Global Regulatory Actions and Guidelines
Regulatory bodies worldwide have responded to scientific concerns regarding BPA leaching, particularly in products intended for infants. The U.S. Food and Drug Administration (FDA) banned the use of BPA in baby bottles and sippy cups in 2012, and in infant formula packaging in 2013. This action reflected the fact that the industry had already voluntarily moved away from using BPA in these products.
International authorities have often adopted stricter or broader restrictions. The European Union (EU) banned BPA in infant feeding bottles and sippy cups in 2011. More recently, the EU moved toward a comprehensive ban on BPA in all food contact materials, including can coatings, reusable plastic drink bottles, and kitchenware. This proposed EU-wide ban, adopted in late 2024, reflects a dramatic reduction in the tolerable daily intake (TDI) of BPA.
Canada was an early adopter of restrictions, banning the use of BPA in polycarbonate baby bottles. Despite these bans on specific products, regulatory agencies generally maintain that current exposure levels from other BPA-containing products are safe for the general adult population. This stance is continually re-evaluated as new scientific data emerges.
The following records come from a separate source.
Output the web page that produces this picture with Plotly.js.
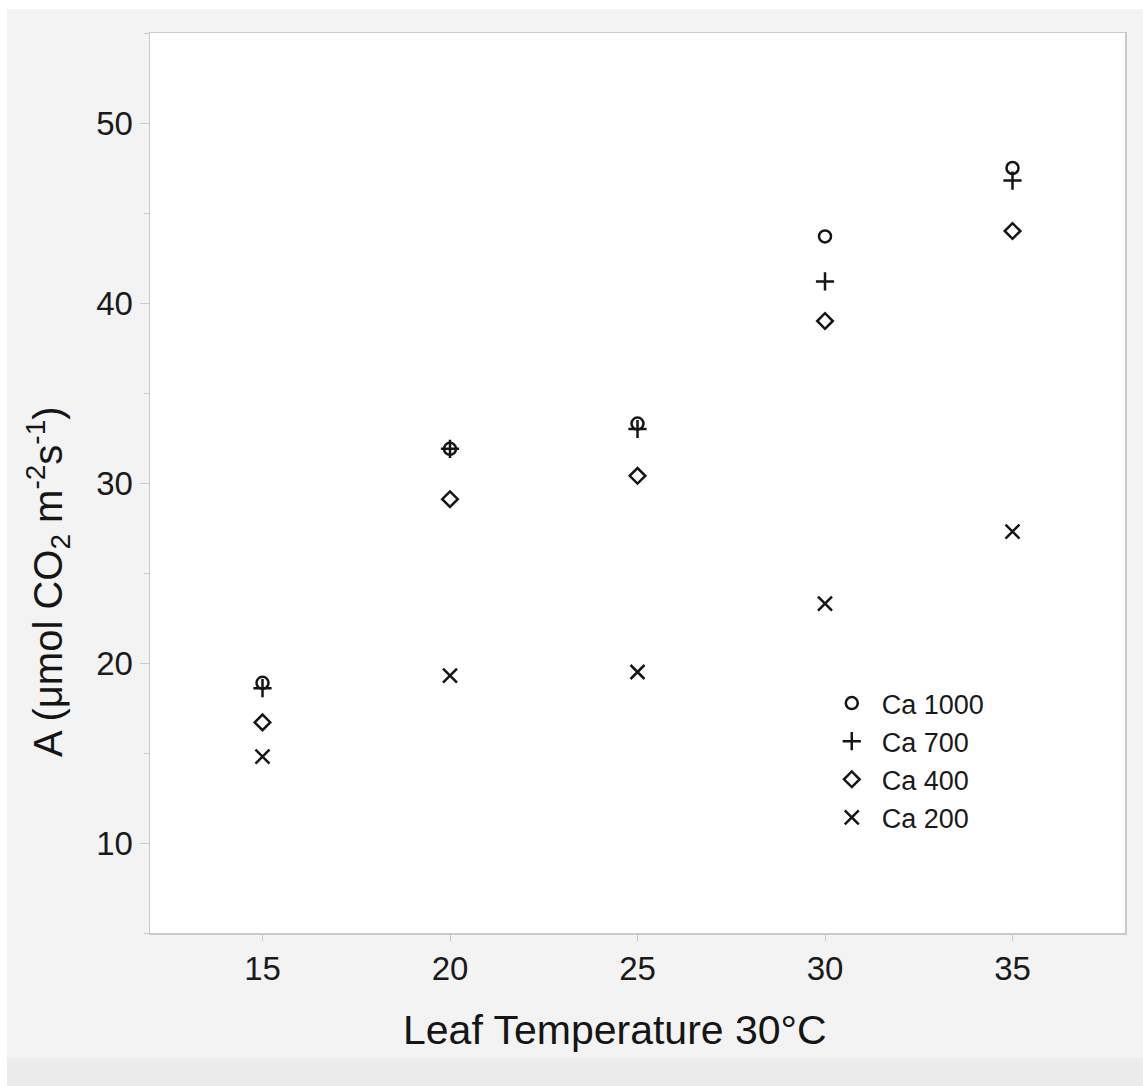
<!DOCTYPE html>
<html>
<head>
<meta charset="utf-8">
<script src="https://cdn.plot.ly/plotly-3.0.1.min.js"></script>
<style>
  body { margin: 0; background: #ffffff; }
  #chart { position: absolute; left: 7px; top: 9px; width: 1136px; height: 1049px; }
  #band { position: absolute; left: 7px; top: 1058px; width: 1136px; height: 28px; background: #ebebeb; }
</style>
</head>
<body>
<div id="chart"></div>
<div id="band"></div>
<script>
// Leaf temperature (x) and net assimilation A for each CO2 level
const temps = [15, 20, 25, 30, 35];
const ca1000 = [18.9, 31.9, 33.3, 43.7, 47.5];
const ca700 = [18.6, 31.9, 33.0, 41.2, 46.8];
const ca400 = [16.7, 29.1, 30.4, 39.0, 44.0];
const ca200 = [14.8, 19.3, 19.5, 23.3, 27.3];
const seriesNames = ['Ca 1000', 'Ca 700', 'Ca 400', 'Ca 200'];
const xTicks = [15, 20, 25, 30, 35];
const yTicks = [10, 20, 30, 40, 50];

const fontFamily = '"Liberation Sans", Arial, Helvetica, sans-serif';
const ink = '#151515';

function pointTrace(name, values, symbol, size) {
    return {
        type: 'scatter',
        mode: 'markers',
        name: name,
        x: temps,
        y: values,
        marker: {
            symbol: symbol,
            size: size,
            color: ink,
            line: { color: ink, width: 2.5 }
        }
    };
}

const data = [
    pointTrace(seriesNames[0], ca1000, 'circle-open', 12),
    pointTrace(seriesNames[1], ca700, 'cross-thin-open', 13),
    pointTrace(seriesNames[2], ca400, 'diamond-open', 12),
    pointTrace(seriesNames[3], ca200, 'x-thin-open', 14)
];

const axisLine = '#c9c9c9';

const layout = {
    width: 1136,
    height: 1049,
    margin: { t: 24, r: 18, b: 125, l: 143 },
    paper_bgcolor: '#f3f3f3',
    plot_bgcolor: '#ffffff',
    font: { family: fontFamily, color: '#1a1a1a', size: 33 },
    showlegend: true,
    legend: {
        x: 0.689,
        y: 0.2822,
        xanchor: 'left',
        yanchor: 'top',
        itemwidth: 50,
        bgcolor: 'rgba(0,0,0,0)',
        font: { size: 27, color: '#1a1a1a' }
    },
    xaxis: {
        range: [12, 38],
        tickvals: xTicks,
        ticks: 'outside',
        ticklen: 6,
        tickcolor: axisLine,
        showgrid: false,
        zeroline: false,
        showline: true,
        linecolor: axisLine,
        linewidth: 1.5,
        mirror: true,
        tickfont: { size: 33 }
    },
    yaxis: {
        range: [5, 55],
        tickvals: yTicks,
        ticks: 'outside',
        ticklen: 9,
        tickcolor: axisLine,
        minor: { dtick: 5, ticks: 'outside', ticklen: 5, tickcolor: axisLine },
        showgrid: false,
        zeroline: false,
        showline: true,
        linecolor: axisLine,
        linewidth: 1.5,
        mirror: true,
        tickfont: { size: 33 }
    },
    annotations: [
        {
            text: 'Leaf Temperature 30°C',
            xref: 'paper', yref: 'paper',
            x: 0.4774, y: -0.108,
            xanchor: 'center', yanchor: 'middle',
            showarrow: false,
            font: { size: 41, color: ink }
        },
        {
            text: 'A (μmol CO<sub>2</sub> m<sup>-2</sup>s<sup>-1</sup>)',
            xref: 'paper', yref: 'paper',
            x: -0.1045, y: 0.39,
            xanchor: 'center', yanchor: 'middle',
            textangle: -90,
            showarrow: false,
            font: { size: 40, color: ink }
        }
    ]
};

Plotly.newPlot('chart', data, layout, { displayModeBar: false, staticPlot: true });
</script>
</body>
</html>
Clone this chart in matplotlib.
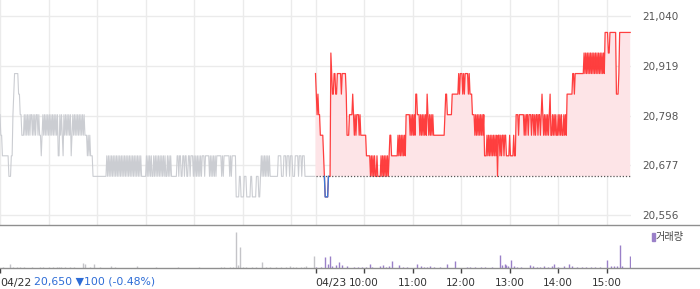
import numpy as np
import matplotlib
matplotlib.use('Agg')
import matplotlib.pyplot as plt
from matplotlib.lines import Line2D
from matplotlib.patches import Rectangle


prev_close = 20650
price_floor = 20600      # digit 0 below
tick_size = 50           # one digit step

# one digit per minute 09:00-15:30, price = price_floor + tick_size*digit
day1_ticks = (
    "43" "3" "22222222" "111" "22" "45" "66666" "55" "44" "333"
    "434343434434343443433" "2" "34343434343434343434" "22" "4343" "2"
    "434343434" "2" "3434343434343434" "333" "2323222" "1111" "1111111111111"
    "21212121212" "12121212121" "21212121212" "1212121212"
    "111111" "2121212112121212121212121121212" "111111"
    "12212211221221122122" "2121212121212" "221222221212"
    "121212" "22222" "121" "2222222" "1212" "2222"
    "0000110000111000001100000111001" "212121212121" "11111111"
    "12222111222122212221112222122212221" "111111111111"
)
day2_ticks = (
    "6" "5454" "4" "333" "3" "2" "1" "0000" "111" "7" "6"
    "556655666665666665" "333" "4444" "5" "43434" "4434" "3333333" "2222"
    "21212121" "121111" "21212121212" "3" "3222222223232323232" "4444"
    "43434343" "5544" "4343434343" "5" "43434343" "3333333333333" "4" "5"
    "54444445" "555555" "5656665656666565" "55" "44" "4343434343434" "222"
    "3232323232323" "1" "33232332332" "22232222322"
    "44434444443434434443443434434434" "5" "434343434" "5"
    "33434343343434334343" "5555555" "66566" "666666666"
    "76767676767676767676767676" "8888" "77" "88888888" "555" "6"
    "88888888888888"
)

# volume bars (minute of session, relative size)
vol1_min = [4, 12, 16, 21, 25, 30, 39, 49, 53, 60, 66, 70, 73, 76, 80, 86, 92, 102, 105, 111,
            116, 123, 137, 142, 169, 193, 220, 246, 273, 277, 284, 288, 292, 294, 297, 300, 304, 312, 316, 324,
            329, 334, 341, 347, 353, 358, 362, 366, 372, 376, 378, 388]
vol1_val = [1.5, 4, 1.5, 1.5, 1, 1, 1, 1, 1, 1, 1.5, 1.5, 1, 1.5, 1, 1, 1, 5, 4, 1,
            4, 1, 2, 1, 2, 1, 1, 1.5, 1, 1, 1, 1.5, 36, 3, 21, 1.5, 1.5, 1, 1.5, 6,
            1.5, 1.5, 1, 1, 1.5, 2, 1.5, 1.5, 1.5, 1.5, 2, 12]
vol2_min = [0, 7, 12, 15, 18, 21, 25, 29, 33, 39, 47, 53, 58, 62, 67, 70, 80, 83, 87, 91,
            94, 103, 108, 113, 126, 130, 134, 138, 141, 147, 154, 162, 173, 187, 191, 197, 205, 209, 218, 228,
            231, 234, 236, 238, 242, 245, 249, 254, 265, 269, 274, 278, 282, 287, 292, 295, 300, 307, 313, 317,
            323, 329, 334, 340, 346, 352, 360, 365, 369, 373, 376, 379, 389]
vol2_val = [1, 1, 11, 4, 12, 2, 3, 6, 3, 2, 1.5, 1.5, 1.5, 1, 4, 1.5, 2, 3, 1.5, 2,
            7, 3, 1.5, 1.5, 4, 2, 1.5, 1.5, 2, 1.5, 1.5, 4, 7, 1.5, 1, 1.5, 1.5, 1.5, 1, 13,
            3, 4.7, 3, 2, 8, 2, 1.5, 1.5, 3, 2, 1.5, 1.5, 2, 1.5, 2, 4, 1.5, 2, 4, 2,
            1.5, 1.5, 1.5, 1.5, 1.5, 1.5, 8, 2, 2, 2, 23, 2, 12]

y_ticks = [20556, 20677, 20798, 20919, 21040]
x_ticks = [0, 390, 450, 510, 570, 630, 690, 750]
x_labels = ['04/22', '04/23', '10:00', '11:00', '12:00', '13:00', '14:00', '15:00']
day1_label = '20,650 ▼100 (-0.48%)'
vol_label = '거래량'

assert len(day1_ticks) == 390, len(day1_ticks)
assert len(day2_ticks) == 390, len(day2_ticks)

p1 = price_floor + tick_size * np.array([int(c) for c in day1_ticks])
p2 = price_floor + tick_size * np.array([int(c) for c in day2_ticks])
x1 = np.arange(len(p1))
x2 = 390 + np.arange(len(p2))

W, H = 700, 289
fig = plt.figure(figsize=(7, 2.89), dpi=100)
ax = fig.add_axes([0, 1 - 225 / H, 631 / W, 225 / H])
axv = fig.add_axes([0, 1 - 268.3 / H, 631 / W, 42.3 / H])

# price pane
for gx in list(range(0, 391, 60)) + [390] + list(range(450, 780, 60)):
    ax.axvline(gx, color='#ebebeb', lw=1, zorder=0)
for gy in y_ticks:
    ax.axhline(gy, color='#ebebeb', lw=1, zorder=0)

ax.plot(x1, p1, color='#cbcdd2', lw=0.8)
ax.fill_between(x2, p2, prev_close, where=p2 >= prev_close, interpolate=True,
                color='#fde4e7', lw=0)
ax.plot(x2, p2, color='#ff2b2b', lw=0.9, alpha=0.9)
below = p2 < prev_close
near = below | np.roll(below, 1) | np.roll(below, -1)
ax.plot(x2, np.where(near, p2, np.nan), color='#3a7ad8', lw=1)
ax.plot([390, 780], [prev_close, prev_close], color='#555555', lw=0.9,
        ls=(0, (1, 1.5)))

ax.set_xlim(0, 780)
ax.set_ylim(20531.7, 21078.9)
ax.set_yticks(y_ticks)
ax.set_yticklabels(['{:,}'.format(v) for v in y_ticks])
ax.yaxis.tick_right()
ax.tick_params(axis='y', length=0, pad=8, labelsize=7.5, labelcolor='#555555')
ax.set_xticks([])
for s in ax.spines.values():
    s.set_visible(False)

# volume pane
axv.vlines(vol1_min, 0, vol1_val, color='#c4c4c8', lw=1)
axv.vlines(390 + np.array(vol2_min), 0, vol2_val, color='#9a80c8', lw=1)
axv.set_xlim(0, 780)
axv.set_ylim(0, 42.3)
axv.set_yticks([])
axv.set_xticks(x_ticks)
axv.set_xticklabels(x_labels)
labels = axv.get_xticklabels()
for lab in labels:
    lab.set_fontsize(7.5)
labels[0].set_ha('left')
labels[1].set_ha('left')
labels[0].set_fontsize(7.8)
labels[1].set_fontsize(7.8)
axv.tick_params(axis='x', length=3.6, width=1, color='#444444', pad=3.5,
                labelcolor='#333333')
for s in axv.spines.values():
    s.set_visible(False)

# full width separators
fig.add_artist(Line2D([0, 1], [1 - 225 / H] * 2, color='#8f8f8f', lw=1,
                      transform=fig.transFigure))
fig.add_artist(Line2D([0, 1], [1 - 268.3 / H] * 2, color='#8f8f8f', lw=1,
                      transform=fig.transFigure))

fig.text(34 / W, 1 - 282 / H, day1_label, color='#2d6cd6', fontsize=7.8,
         va='center', ha='left')
fig.add_artist(Rectangle((652 / W, 1 - 241 / H), 2.5 / W, 8 / H, color='#9a80c8',
                         transform=fig.transFigure))
fig.text(656 / W, 1 - 237 / H, vol_label, color='#444444', fontsize=7.3,
         va='center', ha='left', family=['Noto Sans CJK KR', 'DejaVu Sans'])

fig.savefig('out.png', dpi=100)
Minimizing Exposure and Safer Material Choices
For consumers who wish to reduce potential BPA exposure from existing polycarbonate items, certain practices can limit the chemical’s migration. Avoid placing polycarbonate containers in the microwave or using them to hold hot liquids, as heat increases the rate of BPA leaching. Dishwashing with harsh detergents should be avoided; cleaning should be done by hand with mild soap and cool water. Consumers should also replace any polycarbonate items that show visible signs of wear, such as cloudiness, deep scratches, or cracks, as physical damage allows more BPA to escape.
Fortunately, several effective material alternatives exist that do not rely on BPA. Glass and stainless steel are inherently BPA-free options that are durable and completely non-leaching. Among plastics, Tritan is a popular alternative, a copolyester that is free from BPA and other bisphenols. Tritan offers high clarity and impact resistance comparable to polycarbonate. Another option is Polypropylene (PP), identified by the recycling symbol #5, which is generally considered safe for food contact and can withstand high temperatures.